Issues with pushing large files through Git

It is possible that you are pushing several commits, one of them including a large file, and another more recent one removing that file.

2020-2022:

Use git filter-repo (python-based, to be installed first)

And use some content-based filtering:

If you want to filter out all files bigger than a certain size, you can use --strip-blobs-bigger-than with some size (K, M, and G suffixes are recognized), e.g.:

git filter-repo --strip-blobs-bigger-than 10M

Original answer, using obsolete tools like git filter-branch or BFG:

In any case, you can try, as explained in “Fixing the “this exceeds GitHub’s file size limit of 100 MB” error“, a filter-branch (if you know the name/path of the large file that you can’t see)

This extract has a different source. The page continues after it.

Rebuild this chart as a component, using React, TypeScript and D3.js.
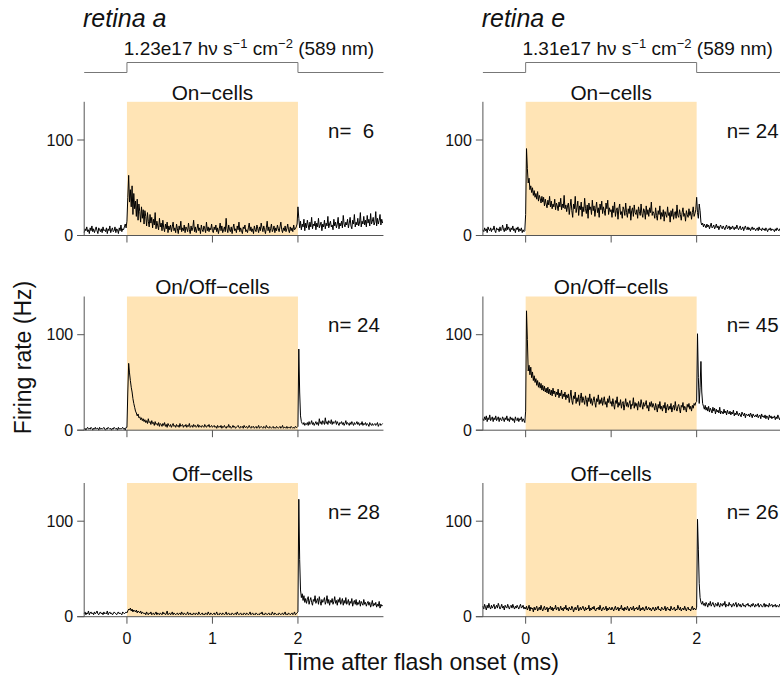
import React from "react";
import * as d3 from "d3";

// ---------- data (firing rate, Hz; 10 ms bins) ----------
const BIN = 0.01;
const cellTypes = ["On\u2212cells", "On/Off\u2212cells", "Off\u2212cells"];
const retinaNames = ["retina a", "retina e"];
const fluxLabels = ["1.23e17", "1.31e17"];
const nA = [6, 24, 28];
const nE = [24, 45, 26];
const xTicks = [0, 1, 2];
const yTicks = [0, 100];

// retina a, On-cells
const preA_on = [3,7,5,9,4,6,2,8,5,10,4,7,3,6,9,5,2,8,6,4,7,3,9,5,6,
  4,8,2,7,5,10,3,6,8,4,5,9,3,7,6,2,8,5,11,4,7,6,9,12,8];
const stimA_on = [15,40,63,35,48,30,52,22,44,28, 36,20,38,16,33,25,14,30,18,27,
  12,26,20,10,24,15,9,22,13,19, 8,17,11,24,7,15,10,6,18,9, 13,5,16,8,4,12,7,14,3,10,
  6,11,4,9,14,5,8,3,12,7, 2,10,6,15,4,8,5,11,3,9, 7,4,13,6,2,10,5,8,16,4, 9,3,7,12,5,8,2,11,6,4, 10,7,3,14,5,9,4,8,6,12,
  5,3,9,6,11,4,8,2,7,13, 5,10,3,6,9,4,18,7,3,11, 6,4,9,2,8,12,5,7,3,10, 6,14,4,8,5,2,9,7,11,4, 6,3,8,13,5,9,4,7,2,10,
  6,4,11,7,3,9,5,13,8,4, 10,6,2,8,15,5,9,3,7,12, 4,6,10,3,8,5,11,7,4,9, 14,6,3,8,5,10,4,7,12,6, 3,9,5,8,4,11,6,7,9,12];
const postA_on = [30,18,8,15,6,12,9,17,5,13, 8,16,11,6,14,9,19,7,12,10, 15,6,13,9,18,8,11,14,5,12,
  9,16,7,13,10,20,8,12,15,9, 11,6,17,10,14,8,12,19,7,13, 10,15,8,21,12,9,14,11,17,8,
  13,19,10,7,16,12,22,9,14,11, 18,10,13,24,9,15,12,20,11,16, 9,21,13,17,10,23,12,15,19,11,
  14,25,10,18,12,16,22,11,17,13];

// retina a, On/Off-cells
const preA_onoff = [1,2,0,2,3,1,2,1,3,2, 0,2,1,3,1,2,2,0,3,1, 2,1,2,3,1,0,2,1,3,2,
  1,2,0,2,1,3,2,1,2,0, 3,1,2,1,2,3,1,2,0,3];
const stimA_onoff = [3,40,70,60,52,45,40,33,28,24, 20,18,15,17,13,14,11,13,10,12,
  9,11,8,10,7,12,8,9,6,10, 7,8,5,9,6,7,5,8,4,7, 6,4,7,5,8,4,6,3,7,5,
  4,6,3,5,7,4,5,3,6,4, 5,3,7,4,5,6,3,5,4,6, 3,5,4,7,3,4,5,3,6,4, 5,3,4,6,3,5,4,3,5,4, 3,6,4,3,5,4,6,3,4,5,
  3,4,5,3,4,2,5,3,4,3, 5,2,4,3,5,3,2,4,3,6, 3,4,2,3,5,3,4,2,3,4, 5,3,2,4,3,4,2,5,3,3, 4,2,3,5,3,2,4,3,4,2,
  3,4,2,3,5,2,3,4,3,2, 4,3,2,5,3,3,2,4,3,2, 3,4,2,3,2,4,3,2,3,4, 2,3,5,2,3,3,2,4,2,3, 3,2,4,3,2,3,2,4,3,3];
const postA_onoff = [4,85,40,15,9,7,6,8,5,7, 6,8,5,9,6,7,10,6,8,5, 7,9,6,8,5,12,7,9,6,10,
  8,6,13,7,9,6,10,8,7,11, 6,9,7,8,10,6,9,7,5,8, 7,9,6,8,5,7,10,6,8,7,
  5,8,6,9,7,5,8,6,7,9, 6,8,5,7,6,9,5,7,6,8, 5,7,6,4,8,6,5,7,5,6, 7,5,6,8,4,6,7,5,6,7];

// retina a, Off-cells
const preA_off = [3,5,2,4,3,6,2,4,5,3, 4,2,5,3,4,6,3,2,4,5, 3,4,2,5,3,4,3,6,2,4,
  5,3,4,2,3,5,4,3,2,4, 5,3,4,3,2,5,4,3,4,5];
const stimA_off = [4,6,8,7,9,6,8,5,7,6, 5,7,4,6,5,4,6,3,5,4,
  3,4,2,5,3,2,4,3,5,2, 3,4,2,3,5,2,4,3,2,4, 3,2,5,3,4,2,3,6,2,3, 4,2,3,5,2,4,3,2,3,4,
  2,3,4,2,5,3,2,4,3,2, 3,5,2,3,4,2,3,2,4,3, 2,4,3,2,5,3,2,3,4,2, 3,2,4,3,2,5,3,2,4,3,
  2,3,4,2,3,5,2,3,2,4, 3,2,4,3,2,3,5,2,3,4, 2,3,2,4,3,2,3,4,2,5, 3,2,3,4,2,3,2,4,3,2, 4,3,2,3,5,2,3,4,2,3,
  2,4,3,2,3,2,4,3,5,2, 3,2,4,3,2,3,4,2,3,2, 5,3,2,4,3,2,3,2,4,3, 2,3,4,2,3,5,2,3,2,4, 3,2,3,4,2,3,5,2,3,4];
const postA_off = [5,123,60,28,20,24,17,22,15,19, 14,18,21,13,17,20,15,12,18,16, 22,14,17,19,13,21,16,12,18,15,
  17,20,13,16,22,14,18,12,17,15, 19,13,16,21,14,17,12,18,15,20, 13,16,19,12,17,14,20,13,15,18,
  12,16,14,19,11,15,17,13,18,12, 15,13,17,11,16,14,12,18,13,15, 11,14,16,12,15,10,13,17,11,14,
  12,15,10,13,11,16,9,13,11,12];

// retina e, On-cells
const preE_on = [6,4,8,5,7,3,9,6,5,8, 4,7,6,10,5,3,8,6,7,4, 9,5,6,11,7,4,8,5,12,6,
  9,7,4,8,6,10,5,7,3,8, 6,9,4,7,5,8,3,6,4,5];
const stimE_on = [22,91,70,55,60,48,52,45,50,42, 47,40,44,38,46,36,42,39,34,41,
  35,40,31,38,33,29,37,32,41,30, 36,28,33,30,38,27,34,31,26,35, 30,39,27,33,29,42,28,32,25,31,
  34,22,30,38,26,19,33,28,41,24, 29,36,21,31,27,35,20,30,25,39, 28,23,32,18,34,27,30,22,37,26, 31,20,28,35,24,29,19,33,27,36, 23,30,26,21,34,28,37,22,29,25,
  27,19,31,24,35,20,26,29,17,28, 33,22,25,18,30,27,21,34,24,19, 28,23,31,16,26,29,20,32,24,22, 27,18,30,25,21,33,23,19,28,26, 17,31,22,27,20,29,24,35,21,25,
  23,18,29,21,16,26,22,31,17,24, 20,27,15,25,22,19,30,21,24,14, 26,20,28,17,23,25,18,32,21,19, 27,22,16,24,29,20,23,15,26,22, 19,28,21,25,17,24,30,20,23,27];
const postE_on = [40,24,18,33,26,14,11,13,9,12, 10,8,12,9,11,7,10,13,8,9, 11,7,9,12,8,10,6,9,11,8,
  7,10,8,6,9,11,7,8,10,6, 9,7,10,8,6,9,7,11,8,6, 8,10,6,7,9,5,8,10,7,6,
  9,6,8,5,7,9,6,8,7,5, 7,8,5,9,6,7,5,8,6,7, 5,8,6,4,7,6,8,5,7,6, 6,4,7,5,8,6,5,7,4,6];

// retina e, On/Off-cells
const preE_onoff = [12,10,14,11,15,9,13,11,16,10, 12,14,9,13,11,15,10,12,14,9, 13,11,10,14,12,9,13,11,15,10,
  12,9,14,11,13,10,12,8,14,11, 10,13,9,12,11,14,9,12,10,8];
const stimE_onoff = [20,125,95,62,68,58,66,55,61,52, 57,50,54,47,52,45,50,44,49,42,
  47,41,46,40,44,39,45,38,43,37, 42,36,44,38,41,35,40,37,43,34, 39,36,42,33,38,35,40,32,37,34,
  38,29,35,42,31,27,36,33,40,28, 34,30,37,26,33,39,29,35,31,27, 36,32,25,34,30,38,28,33,26,31, 35,29,24,33,30,37,27,32,28,34, 26,31,35,27,30,24,33,29,36,28,
  30,25,33,27,22,31,28,35,24,29, 26,32,23,28,30,21,27,33,25,29, 24,28,31,22,27,26,34,23,29,25, 28,21,30,26,24,32,27,22,29,25, 27,31,23,26,20,29,25,30,24,28,
  25,21,28,24,19,27,23,30,22,25, 20,26,23,29,18,24,27,21,25,22, 28,19,24,26,21,30,23,20,25,27, 22,18,26,24,29,21,25,23,19,27, 24,28,22,25,20,26,23,28,26,29];
const postE_onoff = [30,101,55,28,45,72,40,28,25,22, 26,21,24,20,25,19,23,21,18,24, 20,23,17,22,19,21,18,24,17,20,
  19,17,22,18,20,16,21,18,17,20, 16,19,17,21,15,18,16,20,17,15, 18,16,14,19,17,15,18,13,17,16,
  15,17,14,18,16,13,17,15,14,16, 14,17,13,15,16,12,17,14,15,13, 16,12,15,14,11,16,13,15,12,14,
  13,15,11,14,12,16,13,11,14,13];

// retina e, Off-cells
const preE_off = [11,8,13,10,7,12,9,14,10,8, 12,9,11,13,8,10,12,9,14,11, 8,10,13,9,11,7,12,10,9,13,
  10,8,11,12,9,13,10,8,11,9, 12,10,8,11,13,9,10,12,8,10];
const stimE_off = [8,11,7,9,12,6,10,8,9,5, 10,7,9,11,6,8,10,7,12,8, 6,9,11,7,8,10,5,9,8,11,
  7,10,6,9,8,12,7,9,10,6, 8,11,7,9,6,10,8,12,7,9,
  6,10,8,7,11,9,5,8,10,7, 9,12,6,8,10,7,9,11,8,6, 10,7,9,8,12,6,9,7,10,8, 11,7,6,9,8,10,7,12,8,6, 9,10,7,8,11,6,9,7,10,8,
  7,10,8,6,9,11,7,8,10,6, 9,8,12,7,9,6,10,8,7,11, 8,6,9,10,7,8,11,6,9,8, 10,7,8,12,6,9,7,10,8,6, 9,11,7,8,10,7,9,6,8,10,
  8,6,10,7,9,11,7,8,6,10, 9,7,8,11,6,9,10,7,8,6, 11,8,7,9,10,6,8,7,12,9, 7,10,6,8,9,7,11,8,6,9, 10,7,8,6,9,11,7,9,8,7];
const postE_off = [10,102,70,35,20,15,13,16,12,14, 11,15,13,10,14,12,16,11,13,15, 12,10,14,13,11,15,12,10,14,13,
  11,14,12,16,10,13,12,11,15,12, 13,10,12,14,11,13,15,10,12,14, 11,13,10,12,14,11,12,10,13,12,
  14,11,12,10,13,11,14,12,10,13, 11,12,14,10,12,13,11,10,12,14, 10,13,11,12,10,14,11,12,13,10,
  12,11,13,10,12,11,10,13,11,12];

const seriesSegments = [
  [[preA_on, stimA_on, postA_on], [preA_onoff, stimA_onoff, postA_onoff], [preA_off, stimA_off, postA_off]],
  [[preE_on, stimE_on, postE_on], [preE_onoff, stimE_onoff, postE_onoff], [preE_off, stimE_off, postE_off]],
];
const nCounts = [nA, nE];

function buildSeries(segs: number[][]): [number, number][] {
  const starts = [-0.5, 0, 2];
  const out: [number, number][] = [];
  segs.forEach((seg, k) => seg.forEach((v, j) => out.push([starts[k] + j * BIN, v])));
  return out;
}

// ---------- layout ----------
const W = 780, H = 687;
const colDx = [0, 398.7];
const rowY0 = [235.5, 430.2, 616.7];
const PX_PER_HZ = 0.955;
const FONT = "'Liberation Sans', Arial, Helvetica, sans-serif";

export default function App() {
  const x = d3.scaleLinear().domain([-0.5, 3]).range([84.2, 383.45]);
  return (
    <svg width={W} height={H} style={{ position: "absolute", left: 0, top: 0, background: "#fff" }}
      fontFamily={FONT}>
      {colDx.map((dx, ci) => (
        <g key={ci} transform={`translate(${dx},0)`}>
          <text x={83} y={26.5} fontSize={25} fontStyle="italic" fill="#111">{retinaNames[ci]}</text>
          <text x={249} y={55} fontSize={19} textAnchor="middle" fill="#111">
            {fluxLabels[ci] + " h\u03bd s"}
            <tspan dy={-7} fontSize={13}>{"\u22121"}</tspan>
            <tspan dy={7}>{" cm"}</tspan>
            <tspan dy={-7} fontSize={13}>{"\u22122"}</tspan>
            <tspan dy={7}>{" (589 nm)"}</tspan>
          </text>
          <path
            d={`M${x(-0.5)},72.5H${x(0)}V62.5H${x(2)}V72.5H${x(3)}`}
            fill="none" stroke="#777" strokeWidth={1} />
          {rowY0.map((y0, ri) => {
            const y = d3.scaleLinear().domain([0, 140]).range([y0, y0 - 140 * PX_PER_HZ]);
            const data = buildSeries(seriesSegments[ci][ri]);
            const line = d3.line<[number, number]>().x(d => x(d[0])).y(d => y(d[1]));
            const n = nCounts[ci][ri];
            return (
              <g key={ri}>
                <rect x={x(0)} y={y(140)} width={x(2) - x(0)} height={y(0) - y(140)} fill="#FFE4B5" />
                <path d={line(data) || ""} fill="none" stroke="#000" strokeWidth={1} strokeLinejoin="round" />
                <line x1={x(-0.5)} x2={x(-0.5)} y1={y(0)} y2={y(140)} stroke="#555" strokeWidth={1} />
                <line x1={x(-0.5) - 7} x2={x(3)} y1={y(0)} y2={y(0)} stroke="#555" strokeWidth={1} />
                {yTicks.map(t => (
                  <g key={t}>
                    <line x1={x(-0.5) - 7} x2={x(-0.5)} y1={y(t)} y2={y(t)} stroke="#555" strokeWidth={1} />
                    <text x={x(-0.5) - 11} y={y(t) + 5.5} fontSize={16} textAnchor="end" fill="#111">{t}</text>
                  </g>
                ))}
                {xTicks.map(t => (
                  <g key={t}>
                    <line x1={x(t)} x2={x(t)} y1={y(0)} y2={y(0) + 7} stroke="#555" strokeWidth={1} />
                    {ri === 2 && (
                      <text x={x(t)} y={y(0) + 27} fontSize={16} textAnchor="middle" fill="#111">{t}</text>
                    )}
                  </g>
                ))}
                <text x={x(1)} y={y0 - 136} fontSize={20.8} textAnchor="middle" fill="#111">{cellTypes[ri]}</text>
                <text x={328} y={y0 - 98} fontSize={20.5} fill="#111" style={{ whiteSpace: "pre" }}>
                  {"n=" + String(n).padStart(3, " ")}
                </text>
              </g>
            );
          })}
        </g>
      ))}
      <text transform="translate(31,357.5) rotate(-90)" fontSize={23} textAnchor="middle" fill="#111">
        Firing rate (Hz)
      </text>
      <text x={421.5} y={670} fontSize={23.2} textAnchor="middle" fill="#111">
        Time after flash onset (ms)
      </text>
    </svg>
  );
}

git filter-branch --index-filter 'git rm --cached --ignore-unmatch e3384023be667de7529538b11c12ec68.201307290946.sql.gz' <sha1>..HEAD

Or, if you don’t know but want to get rid of any large file (say > 90MB), you can use the BFG repo cleaner

bfg --strip-blobs-bigger-than 90M  my-repo.git

That will track for you that elusive large file in your repo history and remove it.
Note that you will have to do a git push --force after that, because the history of the more recent commits will have been modified.
If others already cloned your repo before, a bit of communication is in order to warn them.